Para Antonio Junqueira de Azevedo, decisões que aumentam as indenizações por danos morais inserindo no quantum valores a título de punição ou desestímulo significam mau direito, pois estas verbas não são cobertura dos danos sofridos pela vítima. Centram-se, na verdade, no agente causador do dano, e não na vítima [11].

Neste sentido, reputa-se válida e legítima a métrica estabelecida pelo STJ de indenização entre 300 e 500 salários mínimos para o dano moral por ricochete em caso de morte. Não se trata de tarifação, mas de parâmetro que atende à primeira etapa do método bifásico de indenização.

À segunda etapa cabe a verificação dos elementos seguintes: (a) possibilidades econômico-financeiras de ofensor e vítima reflexa; (b) grau de culpa do ofensor; (c) extensão do dano reflexo; (d) quantidade de vítimas reflexamente atingidas pelo mesmo evento danoso.

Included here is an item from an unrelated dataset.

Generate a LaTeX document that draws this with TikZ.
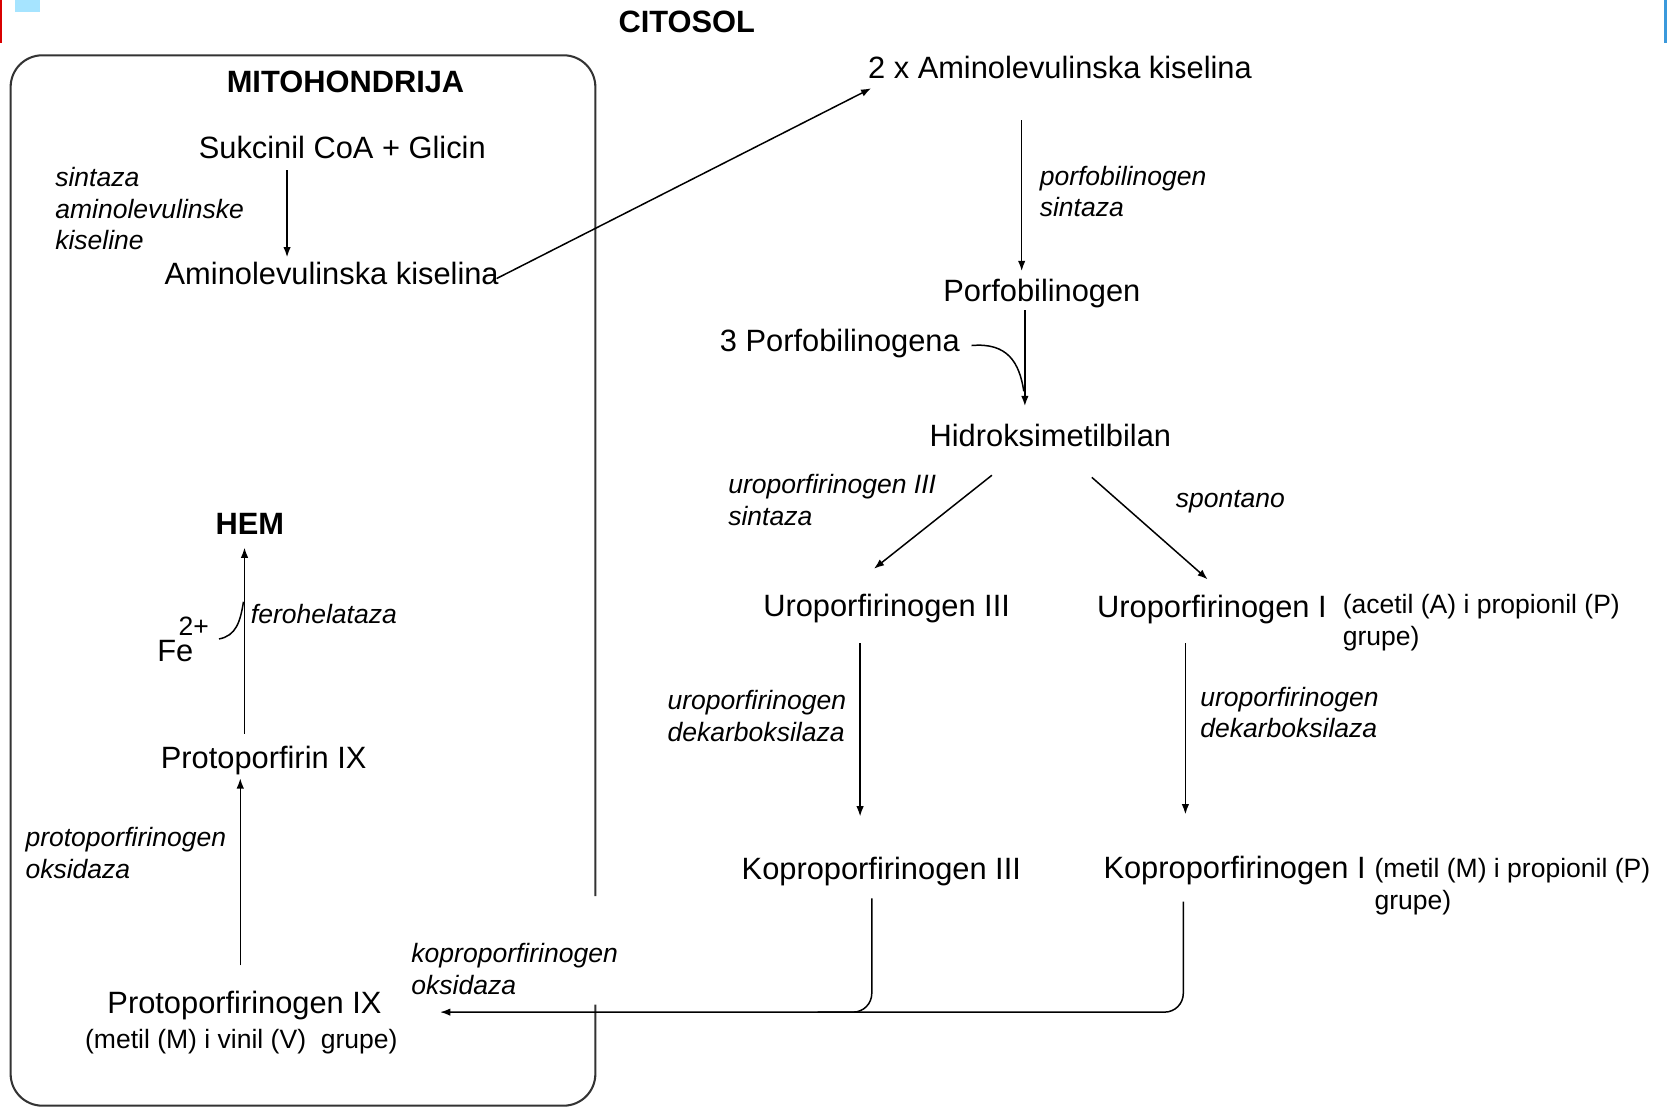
\documentclass[tikz,border=0pt]{standalone}
\usepackage{fontspec}
\setmainfont{Liberation Sans}
\usetikzlibrary{arrows.meta,calc}
\begin{document}
\begin{tikzpicture}[x=0.02cm,y=-0.02cm,
  every node/.style={inner sep=0pt, outer sep=0pt, text=black},
  main/.style={font=\fontsize{16.5}{19.8}\selectfont},
  ttl/.style={font=\fontsize{16.5}{19.8}\selectfont\bfseries},
  enz/.style={font=\fontsize{14.2}{17}\selectfont\itshape, align=left},
  note/.style={font=\fontsize{14.2}{17}\selectfont, align=left},
  arr/.style={draw=black, line width=0.8pt, -{Latex[length=5.5pt,width=4pt]}},
  ln/.style={draw=black, line width=0.8pt},
  mitobox/.style={draw=black!80, line width=1.1pt, rounded corners=17pt}
]
\useasboundingbox (0,0) rectangle (1568,1042);
% slide decorations
\fill[red!85!black] (0,0) rectangle (1.5,40);
\fill[blue!30!cyan!35] (14,0) rectangle (38,11);
\fill[cyan!70!blue!80] (1565.5,0) rectangle (1568,40);

% mitochondrion outline (gap on right side)
\draw[mitobox] (560,945) -- (560,1040) -- (10,1040) -- (10,52) -- (560,52) -- (560,843);

% titles
\node[ttl, anchor=base] (citosol) at (646,31) {CITOSOL};
\node[ttl, anchor=base] (mito) at (325,87) {MITOHONDRIJA};

% mitochondrion part 1
\node[main, anchor=base] (suk) at (322,149) {Sukcinil CoA + Glicin};
\node[enz, anchor=base west] (e1) at (52,235) {sintaza\\aminolevulinske\\kiseline};
\node[main, anchor=base] (ala) at (312,268) {Aminolevulinska kiselina};

% cytosol
\node[main, anchor=base] (ala2) at (997,74) {2 x Aminolevulinska kiselina};
\node[enz, anchor=base west] (e2) at (978,204) {porfobilinogen\\sintaza};
\node[main, anchor=base] (pbg) at (980,284) {Porfobilinogen};
\node[main, anchor=base] (pbg3) at (790,331) {3 Porfobilinogena};
\node[main, anchor=base] (hmb) at (988,420) {Hidroksimetilbilan};
\node[enz, anchor=base west] (e3) at (685,494) {uroporfirinogen III\\sintaza};
\node[enz, anchor=base west] (e4) at (1106,477) {spontano};
\node[main, anchor=base] (uro3) at (834,580) {Uroporfirinogen III};
\node[main, anchor=base west] (uro1) at (1032,581) {Uroporfirinogen I};
\node[note, anchor=base west] (n1) at (1263,607) {(acetil (A) i propionil (P)\\grupe)};
\node[enz, anchor=base west] (e5) at (628,697) {uroporfirinogen\\dekarboksilaza};
\node[enz, anchor=base west] (e6) at (1129,694) {uroporfirinogen\\dekarboksilaza};
\node[main, anchor=base] (kop3) at (829,827) {Koproporfirinogen III};
\node[main, anchor=base west] (kop1) at (1038,826) {Koproporfirinogen I};
\node[note, anchor=base west] (n2) at (1293,855) {(metil (M) i propionil (P)\\grupe)};
\node[enz, anchor=base west] (e7) at (387,935) {koproporfirinogen\\oksidaza};

% mitochondrion part 2
\node[main, anchor=base] (ppg) at (230,953) {Protoporfirinogen IX};
\node[note, anchor=base] (n3) at (227,986) {(metil (M) i vinil (V)\ \ grupe)};
\node[enz, anchor=base west] (e8) at (24,826) {protoporfirinogen\\oksidaza};
\node[main, anchor=base] (pp) at (248,723) {Protoporfirin IX};
\node[ttl, anchor=base] (hem) at (235,503) {HEM};
\node[main, anchor=base west] (fe) at (148,622) {Fe};
\node[note, anchor=base west] (fesup) at (168,598) {2+};
\node[enz, anchor=base west] (e9) at (236,586) {ferohelataza};

% connectors
\draw[arr] ($(suk.base)+(-52,11)$) -- ($(ala.base)+(-42,-26)$);
\draw[arr] ($(ala.base east)+(-2,-6)$) -- ($(ala2.base west)+(3,9)$);
\draw[arr] ($(ala2.base)+(-36,39)$) -- ($(pbg.base)+(-19,-29)$);
\draw[arr] ($(pbg.base)+(-16,8)$) -- ($(hmb.base)+(-24,-38)$);
\draw[ln] ($(pbg3.base east)+(11,-6)$) .. controls ($(pbg3.base east)+(45,-9)$) and ($(pbg3.base east)+(56,10)$) .. ($(hmb.base)+(-25,-52)$);
\draw[arr] ($(hmb.base)+(-55,27)$) -- ($(uro3.base)+(-12,-45)$);
\draw[arr] ($(hmb.base)+(39,29)$) -- ($(uro1.base west)+(104,-36)$);
\draw[arr] ($(uro3.base)+(-25,25)$) -- ($(kop3.base)+(-20,-59)$);
\draw[arr] ($(uro1.base west)+(83,24)$) -- ($(kop1.base west)+(77,-60)$);
\draw[arr, rounded corners=10pt] ($(kop1.base west)+(75,22)$) -- ($(kop1.base west)+(75,126)$) -- ($(ppg.base east)+(55,-1)$);
\draw[ln, rounded corners=10pt] ($(kop3.base)+(-9,18)$) -- ($(kop3.base)+(-9,125)$) -- ($(kop3.base)+(-60,125)$);
\draw[arr] ($(ppg.base)+(-4,-45)$) -- ($(pp.base)+(-22,9)$);
\draw[arr] ($(pp.base)+(-18,-33)$) -- ($(hem.base)+(-5,12)$);
\draw[ln] ($(fe.base west)+(58,-21)$) .. controls ($(fe.base west)+(74,-24)$) and ($(fe.base west)+(78,-37)$) .. ($(hem.base)+(-6,63)$);
\end{tikzpicture}
\end{document}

Esta forma de quantificação é chamada por Antonio Jeová Santos de “regulação do quantum indenizatório”. Para o autor, regular a indenização não significa criar pisos mínimos ou tetos máximos, como ocorre na tarifação, mas “deve deixar-se uma margem à valorização judicial, que permita transpor, em mais ou em menos, os reguladores indicativos que a lei possa estabelecer” [12]. Em outras palavras, regular não diz respeito a estabelecer um valor mínimo ou um valor máximo indenizatório, mas oferecer critérios básicos e seguros para a quantificação.